■ Instructions for the task:
Reproduce the listing below character for character; drop every image.
---------- Extracted entries ----------
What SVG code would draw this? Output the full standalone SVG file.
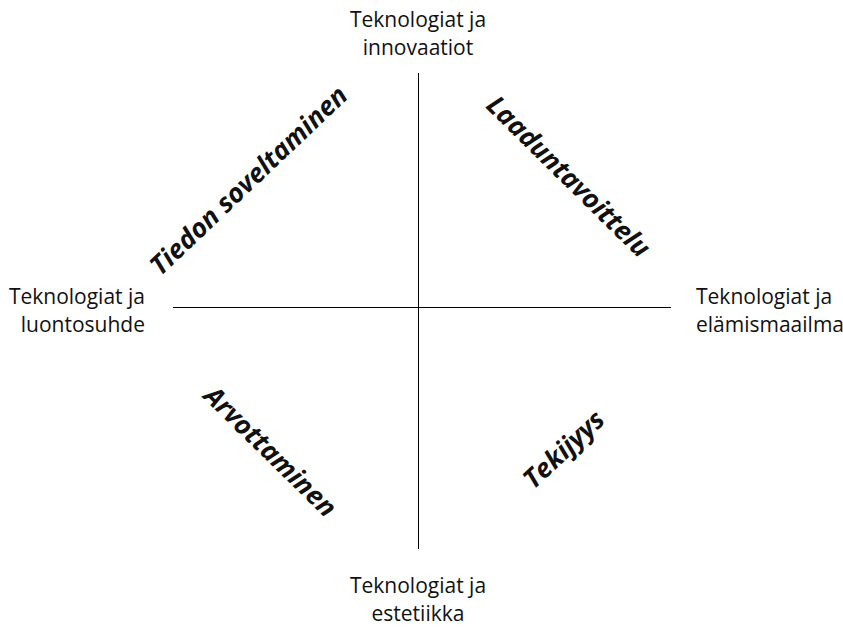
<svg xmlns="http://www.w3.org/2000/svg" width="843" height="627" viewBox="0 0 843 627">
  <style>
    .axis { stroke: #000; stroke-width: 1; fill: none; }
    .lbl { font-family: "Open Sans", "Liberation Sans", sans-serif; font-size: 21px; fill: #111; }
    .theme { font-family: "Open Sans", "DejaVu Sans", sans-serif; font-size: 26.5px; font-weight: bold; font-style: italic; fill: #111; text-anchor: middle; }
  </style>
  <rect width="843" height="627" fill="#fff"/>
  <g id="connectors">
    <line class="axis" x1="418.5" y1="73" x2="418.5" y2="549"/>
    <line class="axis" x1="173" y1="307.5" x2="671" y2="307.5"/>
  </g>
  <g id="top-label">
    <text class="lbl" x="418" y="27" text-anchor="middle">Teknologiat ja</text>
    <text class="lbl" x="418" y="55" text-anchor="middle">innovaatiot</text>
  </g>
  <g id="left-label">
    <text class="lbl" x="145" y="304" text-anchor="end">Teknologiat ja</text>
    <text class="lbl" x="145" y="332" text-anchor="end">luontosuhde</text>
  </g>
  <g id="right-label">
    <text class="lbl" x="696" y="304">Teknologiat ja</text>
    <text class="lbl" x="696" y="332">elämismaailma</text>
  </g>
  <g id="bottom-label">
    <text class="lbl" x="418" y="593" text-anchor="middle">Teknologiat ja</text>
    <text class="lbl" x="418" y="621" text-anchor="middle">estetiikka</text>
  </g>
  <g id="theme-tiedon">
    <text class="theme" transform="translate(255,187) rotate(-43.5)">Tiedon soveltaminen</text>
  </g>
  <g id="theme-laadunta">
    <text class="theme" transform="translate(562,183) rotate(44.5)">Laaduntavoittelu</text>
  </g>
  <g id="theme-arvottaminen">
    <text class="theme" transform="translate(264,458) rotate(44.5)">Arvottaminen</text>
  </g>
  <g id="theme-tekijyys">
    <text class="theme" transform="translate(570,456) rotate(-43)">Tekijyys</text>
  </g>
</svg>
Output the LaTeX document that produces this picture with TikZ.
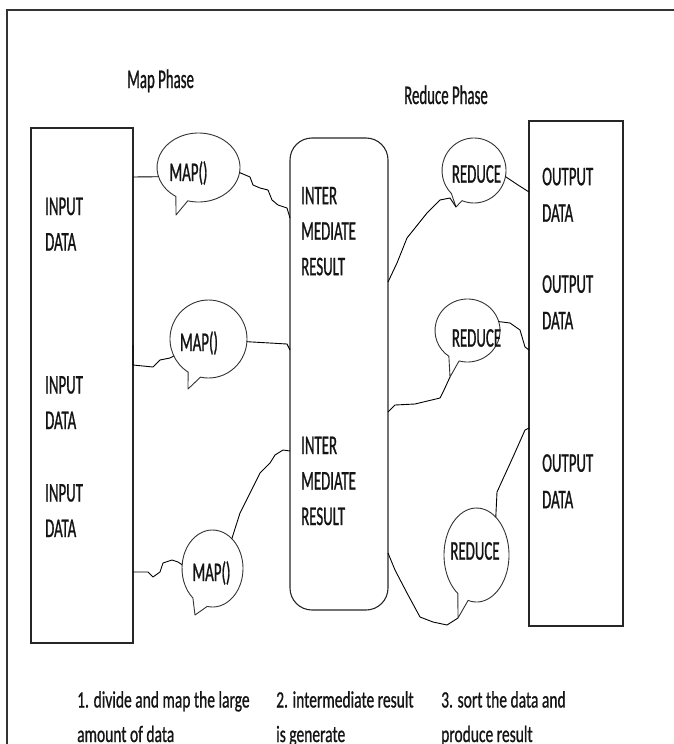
----------
■ In response:
What SVG code would draw this? Output the full standalone SVG file.
<svg xmlns="http://www.w3.org/2000/svg" width="843" height="627" viewBox="0 0 843 627">
  <style>
    .axis { stroke: #000; stroke-width: 1; fill: none; }
    .lbl { font-family: "Open Sans", "Liberation Sans", sans-serif; font-size: 21px; fill: #111; }
    .theme { font-family: "Open Sans", "DejaVu Sans", sans-serif; font-size: 26.5px; font-weight: bold; font-style: italic; fill: #111; text-anchor: middle; }
  </style>
  <rect width="843" height="627" fill="#fff"/>
  <g id="connectors">
    <line class="axis" x1="418.5" y1="73" x2="418.5" y2="549"/>
    <line class="axis" x1="173" y1="307.5" x2="671" y2="307.5"/>
  </g>
  <g id="top-label">
    <text class="lbl" x="418" y="27" text-anchor="middle">Teknologiat ja</text>
    <text class="lbl" x="418" y="55" text-anchor="middle">innovaatiot</text>
  </g>
  <g id="left-label">
    <text class="lbl" x="145" y="304" text-anchor="end">Teknologiat ja</text>
    <text class="lbl" x="145" y="332" text-anchor="end">luontosuhde</text>
  </g>
  <g id="right-label">
    <text class="lbl" x="696" y="304">Teknologiat ja</text>
    <text class="lbl" x="696" y="332">elämismaailma</text>
  </g>
  <g id="bottom-label">
    <text class="lbl" x="418" y="593" text-anchor="middle">Teknologiat ja</text>
    <text class="lbl" x="418" y="621" text-anchor="middle">estetiikka</text>
  </g>
  <g id="theme-tiedon">
    <text class="theme" transform="translate(255,187) rotate(-43.5)">Tiedon soveltaminen</text>
  </g>
  <g id="theme-laadunta">
    <text class="theme" transform="translate(562,183) rotate(44.5)">Laaduntavoittelu</text>
  </g>
  <g id="theme-arvottaminen">
    <text class="theme" transform="translate(264,458) rotate(44.5)">Arvottaminen</text>
  </g>
  <g id="theme-tekijyys">
    <text class="theme" transform="translate(570,456) rotate(-43)">Tekijyys</text>
  </g>
</svg>
Output the LaTeX document that produces this picture with TikZ.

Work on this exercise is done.